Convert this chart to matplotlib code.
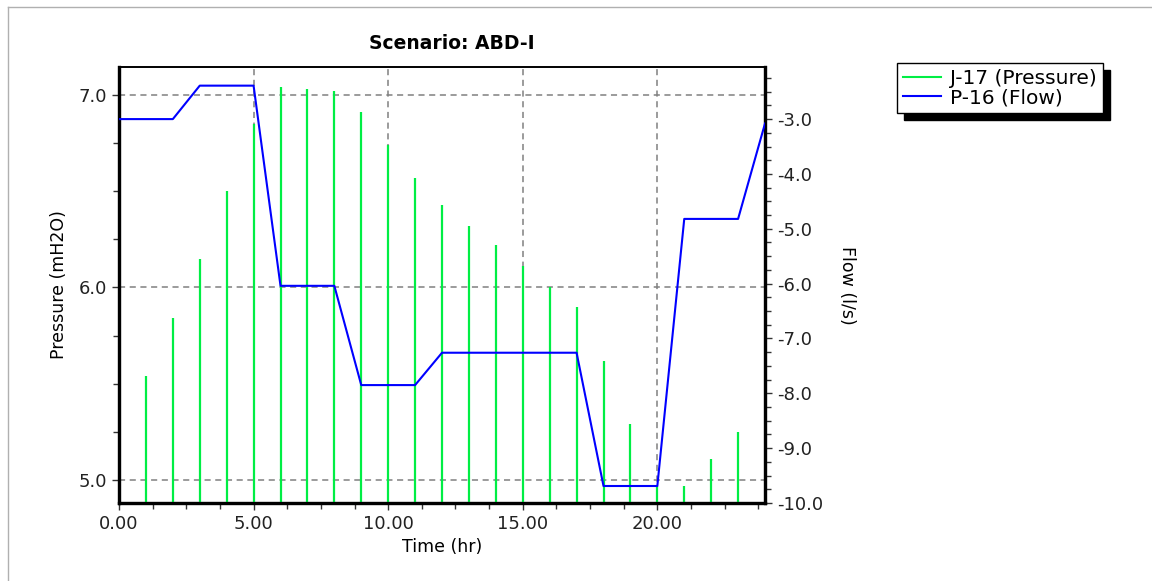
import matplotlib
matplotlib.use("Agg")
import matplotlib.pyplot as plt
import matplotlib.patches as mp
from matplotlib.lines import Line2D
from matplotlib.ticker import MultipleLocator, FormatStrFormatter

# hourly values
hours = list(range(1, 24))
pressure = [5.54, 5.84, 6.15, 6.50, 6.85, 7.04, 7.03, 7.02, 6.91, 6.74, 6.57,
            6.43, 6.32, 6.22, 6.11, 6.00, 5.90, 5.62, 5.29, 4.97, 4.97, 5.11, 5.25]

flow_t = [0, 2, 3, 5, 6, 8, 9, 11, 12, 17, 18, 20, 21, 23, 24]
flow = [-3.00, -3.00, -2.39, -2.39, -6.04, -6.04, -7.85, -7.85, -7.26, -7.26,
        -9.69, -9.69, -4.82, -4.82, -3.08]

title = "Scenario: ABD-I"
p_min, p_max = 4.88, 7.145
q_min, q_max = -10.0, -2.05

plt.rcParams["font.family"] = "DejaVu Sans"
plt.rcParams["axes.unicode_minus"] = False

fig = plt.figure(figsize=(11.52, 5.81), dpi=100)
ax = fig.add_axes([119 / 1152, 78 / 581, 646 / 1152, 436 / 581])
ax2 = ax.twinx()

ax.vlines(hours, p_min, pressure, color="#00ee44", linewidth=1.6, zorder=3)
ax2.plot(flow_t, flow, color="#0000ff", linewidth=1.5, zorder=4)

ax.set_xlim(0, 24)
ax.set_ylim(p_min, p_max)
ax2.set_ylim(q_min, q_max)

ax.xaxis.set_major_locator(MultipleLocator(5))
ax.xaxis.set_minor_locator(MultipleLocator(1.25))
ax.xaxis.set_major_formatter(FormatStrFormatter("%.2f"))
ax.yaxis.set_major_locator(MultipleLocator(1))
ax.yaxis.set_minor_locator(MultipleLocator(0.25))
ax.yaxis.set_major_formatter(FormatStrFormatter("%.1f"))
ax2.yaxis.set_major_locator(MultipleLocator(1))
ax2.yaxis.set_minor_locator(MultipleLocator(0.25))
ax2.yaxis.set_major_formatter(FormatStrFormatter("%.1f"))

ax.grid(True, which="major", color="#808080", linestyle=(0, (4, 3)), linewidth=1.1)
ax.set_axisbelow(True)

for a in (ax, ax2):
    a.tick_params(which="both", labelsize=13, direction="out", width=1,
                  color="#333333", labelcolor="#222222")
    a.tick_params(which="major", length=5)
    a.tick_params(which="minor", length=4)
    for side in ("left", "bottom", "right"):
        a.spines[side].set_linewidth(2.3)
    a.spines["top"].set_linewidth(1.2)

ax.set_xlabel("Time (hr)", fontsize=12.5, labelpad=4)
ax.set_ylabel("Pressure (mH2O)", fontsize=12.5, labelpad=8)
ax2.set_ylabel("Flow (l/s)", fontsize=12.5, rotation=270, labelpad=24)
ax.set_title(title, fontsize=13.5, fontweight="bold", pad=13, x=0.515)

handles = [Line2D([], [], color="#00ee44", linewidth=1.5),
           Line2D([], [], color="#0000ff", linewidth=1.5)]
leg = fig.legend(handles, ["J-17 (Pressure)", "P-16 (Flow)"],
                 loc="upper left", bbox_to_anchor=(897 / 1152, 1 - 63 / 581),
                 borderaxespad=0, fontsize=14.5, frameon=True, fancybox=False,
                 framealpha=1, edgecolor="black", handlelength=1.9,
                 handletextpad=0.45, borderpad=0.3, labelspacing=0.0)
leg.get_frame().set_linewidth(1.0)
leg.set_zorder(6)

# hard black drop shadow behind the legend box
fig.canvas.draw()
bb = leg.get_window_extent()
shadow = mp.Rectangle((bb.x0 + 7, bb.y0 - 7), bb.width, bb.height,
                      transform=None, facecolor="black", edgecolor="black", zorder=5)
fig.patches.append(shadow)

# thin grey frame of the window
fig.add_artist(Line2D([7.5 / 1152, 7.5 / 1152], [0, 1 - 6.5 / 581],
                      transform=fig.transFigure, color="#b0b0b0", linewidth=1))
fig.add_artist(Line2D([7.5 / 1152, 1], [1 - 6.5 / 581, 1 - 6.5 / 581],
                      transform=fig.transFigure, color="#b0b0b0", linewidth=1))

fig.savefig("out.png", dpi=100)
□ □ □
[DO THIS]:
Write out again, exactly, the lines from the start of the listing up to the line containing "from matplotlib.ticker import", with both ends and without pictures.

[THE SOLUTION]:
Convert this chart to matplotlib code.
import matplotlib
matplotlib.use("Agg")
import matplotlib.pyplot as plt
import matplotlib.patches as mp
from matplotlib.lines import Line2D
from matplotlib.ticker import MultipleLocator, FormatStrFormatter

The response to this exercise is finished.